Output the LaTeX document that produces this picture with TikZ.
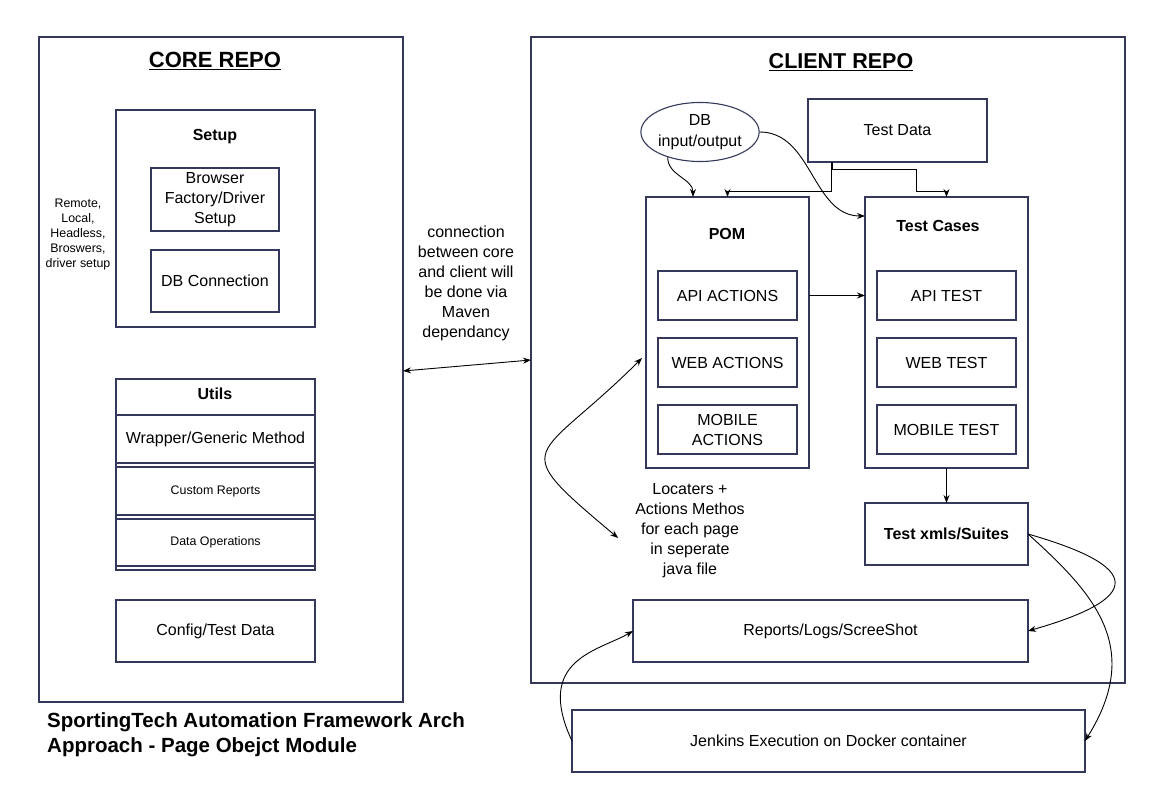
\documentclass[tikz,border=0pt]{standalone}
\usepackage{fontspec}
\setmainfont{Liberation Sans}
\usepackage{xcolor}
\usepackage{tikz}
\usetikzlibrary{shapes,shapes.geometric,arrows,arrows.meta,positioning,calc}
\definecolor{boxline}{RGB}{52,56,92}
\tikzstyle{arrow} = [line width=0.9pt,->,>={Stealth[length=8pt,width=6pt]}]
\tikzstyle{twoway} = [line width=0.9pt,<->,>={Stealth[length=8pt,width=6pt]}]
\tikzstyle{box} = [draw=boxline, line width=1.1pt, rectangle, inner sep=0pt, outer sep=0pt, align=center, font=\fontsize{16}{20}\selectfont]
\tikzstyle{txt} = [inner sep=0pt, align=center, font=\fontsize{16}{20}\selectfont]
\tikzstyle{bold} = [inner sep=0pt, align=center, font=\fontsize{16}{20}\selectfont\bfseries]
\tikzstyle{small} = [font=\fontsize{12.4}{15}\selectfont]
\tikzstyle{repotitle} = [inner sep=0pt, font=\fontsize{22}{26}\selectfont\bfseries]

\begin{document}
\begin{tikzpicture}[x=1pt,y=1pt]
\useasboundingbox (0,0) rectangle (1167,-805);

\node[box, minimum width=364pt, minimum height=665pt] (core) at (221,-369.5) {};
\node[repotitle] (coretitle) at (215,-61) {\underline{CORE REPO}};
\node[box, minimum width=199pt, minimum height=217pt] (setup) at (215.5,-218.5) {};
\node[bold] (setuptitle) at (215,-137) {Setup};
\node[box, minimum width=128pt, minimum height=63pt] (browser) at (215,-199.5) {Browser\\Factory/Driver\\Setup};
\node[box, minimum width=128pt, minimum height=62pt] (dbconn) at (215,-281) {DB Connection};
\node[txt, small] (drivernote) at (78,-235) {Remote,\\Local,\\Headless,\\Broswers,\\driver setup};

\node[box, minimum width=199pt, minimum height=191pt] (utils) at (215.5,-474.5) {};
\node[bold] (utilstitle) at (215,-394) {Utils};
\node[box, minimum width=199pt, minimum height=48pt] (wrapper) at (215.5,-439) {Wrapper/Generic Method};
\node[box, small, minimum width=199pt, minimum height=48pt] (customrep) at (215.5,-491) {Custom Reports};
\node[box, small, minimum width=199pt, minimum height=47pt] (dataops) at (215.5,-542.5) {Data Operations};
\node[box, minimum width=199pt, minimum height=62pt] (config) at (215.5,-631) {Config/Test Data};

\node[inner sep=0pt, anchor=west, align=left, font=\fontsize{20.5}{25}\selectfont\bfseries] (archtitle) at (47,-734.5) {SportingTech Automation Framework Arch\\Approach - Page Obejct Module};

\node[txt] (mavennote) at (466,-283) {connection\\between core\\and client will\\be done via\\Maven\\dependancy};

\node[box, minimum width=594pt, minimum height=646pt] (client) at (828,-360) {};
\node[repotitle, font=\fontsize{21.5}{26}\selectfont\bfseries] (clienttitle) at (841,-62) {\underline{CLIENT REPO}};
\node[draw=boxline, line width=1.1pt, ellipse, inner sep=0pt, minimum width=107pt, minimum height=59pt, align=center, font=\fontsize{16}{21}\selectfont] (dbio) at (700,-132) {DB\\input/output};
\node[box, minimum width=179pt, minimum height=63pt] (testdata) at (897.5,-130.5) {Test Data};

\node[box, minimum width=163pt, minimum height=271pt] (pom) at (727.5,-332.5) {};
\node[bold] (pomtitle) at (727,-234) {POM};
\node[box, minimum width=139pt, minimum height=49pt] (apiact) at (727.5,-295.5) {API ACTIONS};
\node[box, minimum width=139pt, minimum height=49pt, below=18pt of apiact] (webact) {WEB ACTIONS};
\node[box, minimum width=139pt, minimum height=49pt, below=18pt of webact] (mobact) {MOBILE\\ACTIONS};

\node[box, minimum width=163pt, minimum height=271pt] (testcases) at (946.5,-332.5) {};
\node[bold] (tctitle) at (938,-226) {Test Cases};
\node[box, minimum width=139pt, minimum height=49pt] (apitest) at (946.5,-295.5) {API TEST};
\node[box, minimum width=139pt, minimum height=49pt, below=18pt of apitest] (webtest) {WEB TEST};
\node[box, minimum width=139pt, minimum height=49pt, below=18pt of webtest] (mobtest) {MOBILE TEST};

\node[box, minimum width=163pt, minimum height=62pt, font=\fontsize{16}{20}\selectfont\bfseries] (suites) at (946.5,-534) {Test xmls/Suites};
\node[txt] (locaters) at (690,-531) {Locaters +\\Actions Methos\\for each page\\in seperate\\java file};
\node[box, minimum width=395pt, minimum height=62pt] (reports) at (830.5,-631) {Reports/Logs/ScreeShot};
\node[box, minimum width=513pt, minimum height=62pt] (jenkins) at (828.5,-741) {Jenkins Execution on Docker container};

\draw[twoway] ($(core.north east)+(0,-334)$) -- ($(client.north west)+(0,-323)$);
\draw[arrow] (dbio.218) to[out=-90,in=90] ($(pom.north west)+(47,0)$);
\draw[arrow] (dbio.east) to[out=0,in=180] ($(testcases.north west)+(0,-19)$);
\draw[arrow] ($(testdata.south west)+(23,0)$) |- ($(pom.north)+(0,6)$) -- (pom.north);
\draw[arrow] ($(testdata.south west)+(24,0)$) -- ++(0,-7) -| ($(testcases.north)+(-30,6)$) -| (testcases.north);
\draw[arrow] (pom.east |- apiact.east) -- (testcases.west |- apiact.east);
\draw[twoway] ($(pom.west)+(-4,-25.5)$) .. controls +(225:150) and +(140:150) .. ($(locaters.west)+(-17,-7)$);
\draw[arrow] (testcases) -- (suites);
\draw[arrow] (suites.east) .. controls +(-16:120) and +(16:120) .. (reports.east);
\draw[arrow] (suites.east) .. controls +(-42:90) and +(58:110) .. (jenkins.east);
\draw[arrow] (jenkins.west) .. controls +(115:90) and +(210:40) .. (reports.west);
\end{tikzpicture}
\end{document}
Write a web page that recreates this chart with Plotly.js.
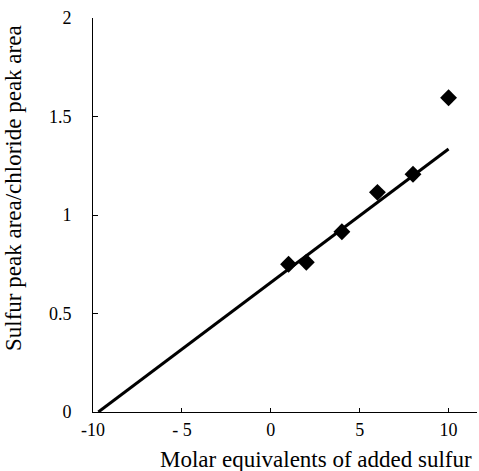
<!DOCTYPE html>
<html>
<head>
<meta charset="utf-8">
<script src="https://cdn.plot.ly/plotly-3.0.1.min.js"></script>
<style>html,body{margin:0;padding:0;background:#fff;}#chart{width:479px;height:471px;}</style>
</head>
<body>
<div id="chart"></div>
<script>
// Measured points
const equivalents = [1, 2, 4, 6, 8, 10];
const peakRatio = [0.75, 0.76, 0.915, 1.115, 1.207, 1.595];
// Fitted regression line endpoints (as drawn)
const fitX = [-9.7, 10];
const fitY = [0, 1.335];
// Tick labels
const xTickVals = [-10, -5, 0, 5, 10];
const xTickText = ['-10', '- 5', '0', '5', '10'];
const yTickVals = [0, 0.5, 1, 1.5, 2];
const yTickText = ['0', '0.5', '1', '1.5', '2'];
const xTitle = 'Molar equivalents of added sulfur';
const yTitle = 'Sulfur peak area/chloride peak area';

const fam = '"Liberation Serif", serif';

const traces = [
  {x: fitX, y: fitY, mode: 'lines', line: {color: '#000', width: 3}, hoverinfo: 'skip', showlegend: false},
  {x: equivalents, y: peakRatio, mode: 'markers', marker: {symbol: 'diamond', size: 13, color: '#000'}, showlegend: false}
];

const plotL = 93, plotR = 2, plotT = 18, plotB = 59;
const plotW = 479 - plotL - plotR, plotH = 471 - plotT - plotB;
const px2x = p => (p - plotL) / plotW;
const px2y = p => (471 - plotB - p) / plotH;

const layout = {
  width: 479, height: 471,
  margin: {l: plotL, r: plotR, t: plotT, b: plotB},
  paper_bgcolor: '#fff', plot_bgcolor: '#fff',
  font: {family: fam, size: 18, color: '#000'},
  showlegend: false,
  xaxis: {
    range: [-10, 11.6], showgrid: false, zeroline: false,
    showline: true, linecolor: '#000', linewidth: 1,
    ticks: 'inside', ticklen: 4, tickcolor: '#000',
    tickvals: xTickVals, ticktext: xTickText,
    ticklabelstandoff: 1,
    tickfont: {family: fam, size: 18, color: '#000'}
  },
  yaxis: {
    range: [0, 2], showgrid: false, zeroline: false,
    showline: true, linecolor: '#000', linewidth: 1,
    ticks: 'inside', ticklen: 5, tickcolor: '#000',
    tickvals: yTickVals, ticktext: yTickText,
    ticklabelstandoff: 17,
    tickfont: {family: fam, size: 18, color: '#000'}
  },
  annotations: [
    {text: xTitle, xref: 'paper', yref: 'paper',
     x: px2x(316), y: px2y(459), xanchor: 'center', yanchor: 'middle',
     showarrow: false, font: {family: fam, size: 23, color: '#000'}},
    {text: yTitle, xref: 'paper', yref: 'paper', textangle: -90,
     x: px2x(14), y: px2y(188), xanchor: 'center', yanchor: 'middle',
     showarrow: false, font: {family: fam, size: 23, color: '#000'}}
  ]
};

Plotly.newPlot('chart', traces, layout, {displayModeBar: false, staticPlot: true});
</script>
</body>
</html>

--

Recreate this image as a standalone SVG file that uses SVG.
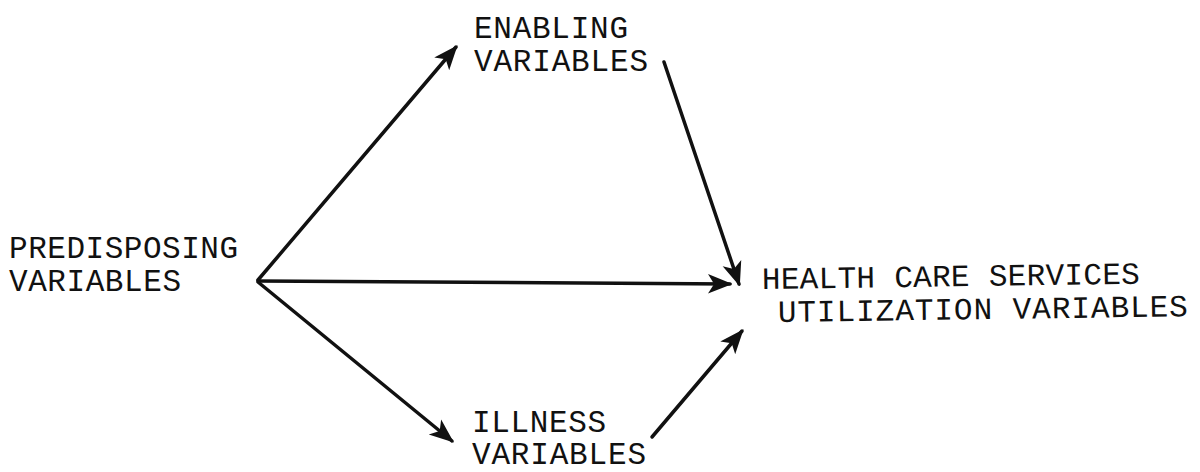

Task description -
Look above for the line with "Write a web" and copy exactly from it through the line with "const px2y = p => (471 - plotB - p) / plotH;", both included. Omit the pictures.

Answer in full -
Write a web page that recreates this chart with Plotly.js.
<!DOCTYPE html>
<html>
<head>
<meta charset="utf-8">
<script src="https://cdn.plot.ly/plotly-3.0.1.min.js"></script>
<style>html,body{margin:0;padding:0;background:#fff;}#chart{width:479px;height:471px;}</style>
</head>
<body>
<div id="chart"></div>
<script>
// Measured points
const equivalents = [1, 2, 4, 6, 8, 10];
const peakRatio = [0.75, 0.76, 0.915, 1.115, 1.207, 1.595];
// Fitted regression line endpoints (as drawn)
const fitX = [-9.7, 10];
const fitY = [0, 1.335];
// Tick labels
const xTickVals = [-10, -5, 0, 5, 10];
const xTickText = ['-10', '- 5', '0', '5', '10'];
const yTickVals = [0, 0.5, 1, 1.5, 2];
const yTickText = ['0', '0.5', '1', '1.5', '2'];
const xTitle = 'Molar equivalents of added sulfur';
const yTitle = 'Sulfur peak area/chloride peak area';

const fam = '"Liberation Serif", serif';

const traces = [
  {x: fitX, y: fitY, mode: 'lines', line: {color: '#000', width: 3}, hoverinfo: 'skip', showlegend: false},
  {x: equivalents, y: peakRatio, mode: 'markers', marker: {symbol: 'diamond', size: 13, color: '#000'}, showlegend: false}
];

const plotL = 93, plotR = 2, plotT = 18, plotB = 59;
const plotW = 479 - plotL - plotR, plotH = 471 - plotT - plotB;
const px2x = p => (p - plotL) / plotW;
const px2y = p => (471 - plotB - p) / plotH;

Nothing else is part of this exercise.